A vent'anni dall'uscita nelle sale Le iene, pellicola di culto di Quentin Tarantino interpretata da Tim Roth, Harvey Keitel, Steve Buscemi, Michael Madsen e Chris Penn, torna al cinema. Paco Pictures distribuirà il capolavoro di Tarantino del 1992 nelle sale del circuito The Space il 26 e il 28 giugno 2012. Esattamente vent'anni fa, nel 1992, un nuovo talento visionario, ribelle e mai visto prima, sforna uno dei film più controversi e criticati della storia del cinema. Il suo nome è Quentin Tarantino, oggi uno dei più importanti film-maker della New Hollywood. Le iene - primo episodio della 'Trilogia Pulp', insieme a Una vita al massimo e Pulp Fiction - segna l'esordio in un lungometraggio del regista, sceneggiatore, attore e produttore cinematografico statunitense. L'uscita nelle sale, infatti, può essere un'opportunità unica soprattutto per quella parte di pubblico dai 25 ai 40 anni che non ha avuto modo di assistere alla proiezione sul grande schermo di un film che ha dato il via a questo nuovo genere cinematografico che, negli anni, ha raccolto milioni di appassionati.
Ai tempi del suo esordio, Le iene fu riconosciuto come rivoluzionario, tuttavia non riscosse un adeguato consenso. Solo in seguito, grazie anche a una maturità e a una maggiore curiosità del pubblico rispetto a questo stile unico e innovativo, è stato modello di ispirazione di molti registi, diventando un cult nel suo genere. Le iene sono sei uomini, riuniti da un malvivente per portare a termine un furto di pietre preziose. Si frequentano, si preparano insieme per il colpo, vanno a farsi una birra al pub o a bere un caffè, ma non conoscono neppure il loro nome, ma semplicemente il loro colore; Mr. White (Harvey Keitel), Mr. Orange (Tim Roth), Mr. Pink (Steve Buscemi), Mr. Blonde (Michael Madsen), Mr. Blue (Edward Bunker) e Mr. Brown (lo stesso Tarantino). Qualcosa va storto e Mr. White e Mr. Orange si ritrovano da soli in un magazzino abbandonato, aspettando l'arrivo di qualcuno che possa spiegare cosa è successo e soprattutto possa fare qualcosa per il povero Mr. Orange, che si sta sciogliendo in un mare di sangue. La trama è semplice, quasi essenziale, ma Tarantino riesce a capovolgere qualsiasi aspettativa del pubblico grazie a una regia innovativa. L'uso del tempo cronologico è del tutto sfasato: partendo dalla fine per tornare all'inizio, il film è spesso interrotto da flashback che ci spiegano e ci addentrano nella psicologia dei personaggi.

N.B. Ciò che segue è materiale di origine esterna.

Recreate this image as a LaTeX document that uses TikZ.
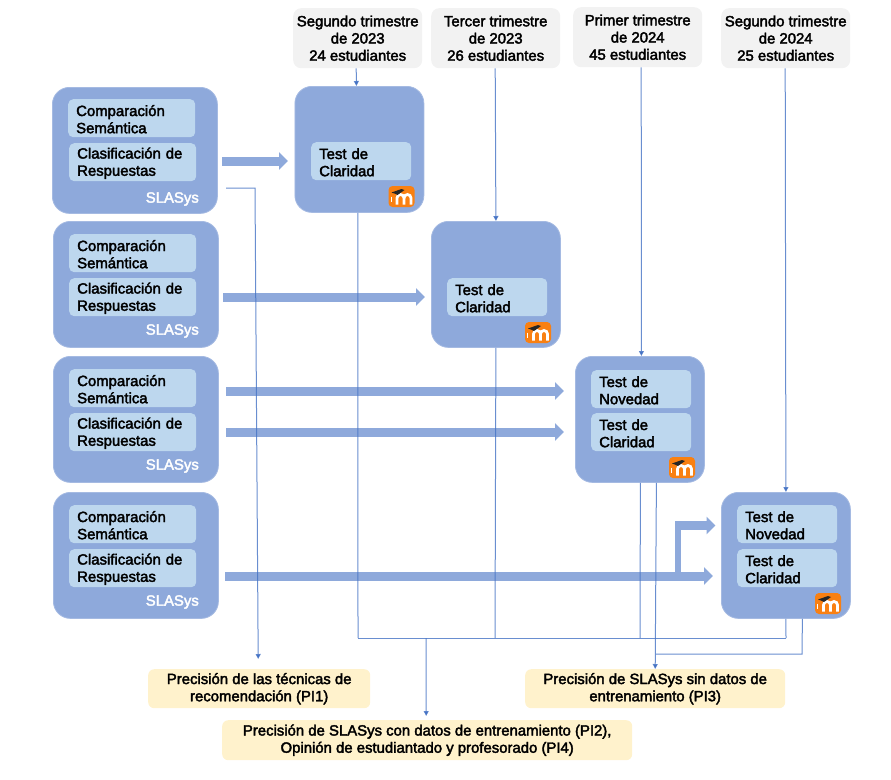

Altra componente importante è lo spazio. Per buona parte del film, i personaggi si muovono in un grande magazzino vuoto e abbandonato, come fosse un'enorme scena teatrale. Tarantino utilizza solo la loro corporeità per colmare questo vuoto, per arrivare alla triangolazione della resa dei conti finali, come se un duello uomo contro uomo non fosse abbastanza per lui. Non contento di avere stravolto qualsiasi routine che ogni cinefilo conosca a menadito, il regista ci offre anche una sua personale interpretazione di 'soggettiva', quando nella scena del bagno della stazione prende come spunto di riferimento non tanto il senso della vista, ma quello dell'udito, per dare una nuova definizione alla 'strizza cinematografica'. E soprattutto il buon Quentin sporca e contamina quello che sarebbe potuto essere solo un thriller di serie B. Quello che ci troviamo davanti è una geniale fusione fra commedia demenziale, gangster movie, poliziesco e persino horror. Il regista non ha certo paura di mostrarci il sangue e perfino di fornirci una raccapricciante scena di tortura, né di farci piegare in due dalle risate per gli assurdi dialoghi fra i personaggi. Ma non si ferma qui; oltre a creare un suo continuum spazio-temporale, oltre a miscelare generi fra loro in apparenza disomogenei, Tarantino utilizza la colonna sonora (tantissimi pezzi rock d'epoca) con un'ottica nuova. Non sfondo per le azioni sullo schermo, ma parte essenziale della trama, un contrappunto per ogni fatto che avvenga. Il risultato è una regia straordinaria, che fa risaltare una sceneggiatura originalissima e travolgente e che offre agli attori la possibilità - divenuta infine certezza - di una grande interpretazione.